If the value per gram has reasonably narrow bounds, you can counting-sort or radix-sort or bucket-sort it in linear time by the value per gram, and then just fill up the bucket in order of most valuable substances. What do I mean by reasonable limits? Specifically, I mean that there are asymptotically fewer meaningful "values per gram" than there are kinds of substances.

Related

Ordered Knapsack Problem Correctness/Proof

A thief is given the choice of n objects to steal, but only has one knapsack with a capacity of
taking M weight. Each object i has weight w_i, and profit p_i. Suppose he also knows the following:
the order of these items when sorted by increasing weight is the same as their order when sorted
by decreasing value. Give a greedy algorithm to find an optimal solution to this variant of the
knapsack problem. Prove the correctness and running time.
So the greedy algorithm I came up with was to sort the items based off of increasing weight which is also decreasing value. This means that the price per weight is in decreasing order. So the thief can take the highest valued item until the weight >= M. The running time would be O(n log n) since sorting takes O(n log n) and iterating through the list takes O(n). The part I am stuck on is the proof for correctness.

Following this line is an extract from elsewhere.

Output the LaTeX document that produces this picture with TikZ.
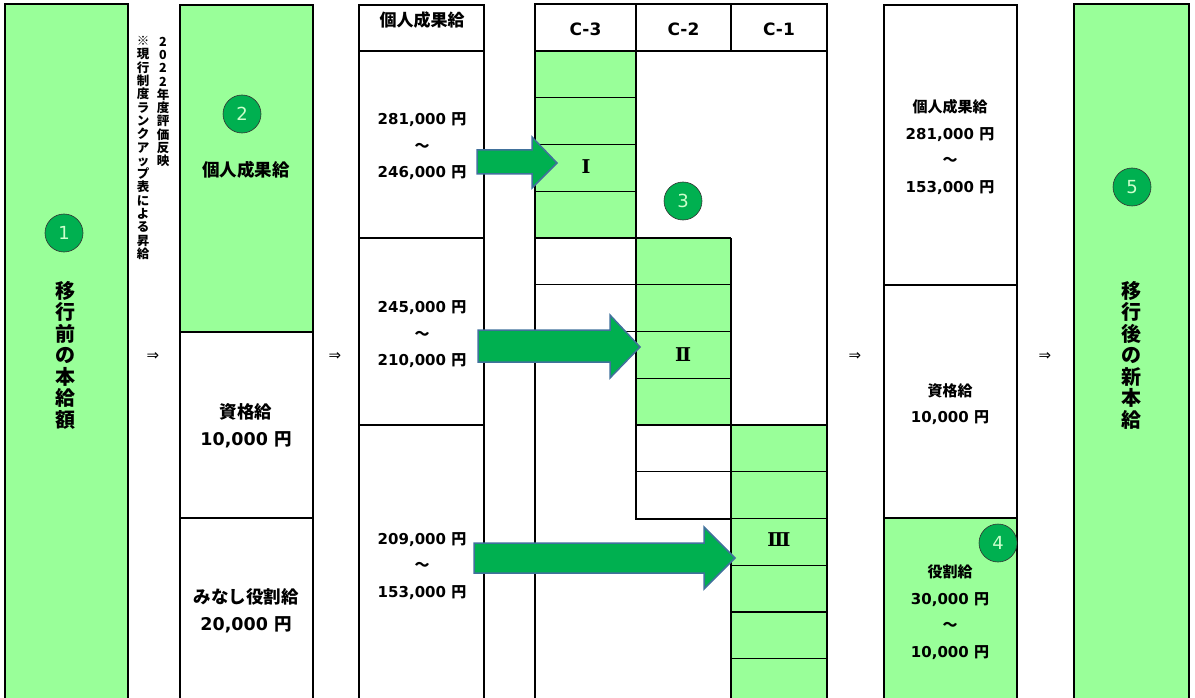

Here is my proof so far:
Suppose there is an instance such that the solution stated above (referred to as GA) is not optimal. Let the optimal solution be referred to as OS, and the items taken by OS be sorted in increasing value. Since OS is more optimal than GA, then the profit earned from GA is less than or equal to the profit earned from OS. Since GA takes the item with the highest profit/weight ratio, then the first element, i, must be greater than or equal to the first element of OS. Because OS is more optimal, then there must exist a i that is greater than or equal to an item j in the set of GA. But because GA and OS are done on the same set, and GA is always taking the item with the highest profit/weight, there cannot be a i in OS that is greater than a j in GA.
Can anyone help with the proof? Thanks
Your approach to the solution is valid and the reasoning on the running time is correct. In the sequel, suppose that the input is "de-trivialized" in the sense that every occurring obejct actually fits into the knapsack and that it is impossible to select the entire input.
The sorting of the items that is generated by the sorting is both
decreasing in value
increasing weight
which makes it a special case of the general knapsack problem. The argumentation for the proof of correctnes is as follows. Let i' denote the breaking index which is the index of the first item in the sorted sequence which is rejected by the greedy algorithm. For clarity, call the corresponding object the breaking object. Note that
w_j > w_i' for each j > i'
holds, which means that that the greedy algorithm also rejects every object succeeding the breaking object (as it does not fit into the knapsack, just like the breaking object).
In total, the greedy algorithm selects a prefix of the sorted sequence; we aim at showing that any optimal solution (which we consider fixed in the sequel) is the same prefix.
Note that the optimal solution, as it it optimal, does not leave space for an additional object.
Aiming at a contradiction, let k be the minimal index which occurs in the greedy solution but not in the optimal solution. As it is impossible to select object k additionally into the optimal solution, there must (via minimality of k) be some item in the optimal solution with an index
k' > k
which permits an exchange of items in the optimal solution. As
w_k < w_k' and p_k > p_k'
hold, object k' can be replaced by object k in the optimal solution, which yields a solution with profit larger than the one of the optimal solution, which is a contradiction to its optimality.
Hence, there is no item in the greedy solution which is missing in the optimal solution, which means that the greedy solution is a subset of the optimal solution. On the other hand, the greedy solution is maximal with respect to inclusion, which means that the optimal solution cannot contain an item which is missing in the greedy solution.
Note that the greedy algorithm als is useful for the general knapsack problem; taking the better one of the greedy solution and an item with maximum profit yields an approximation algorithm with ratio 2.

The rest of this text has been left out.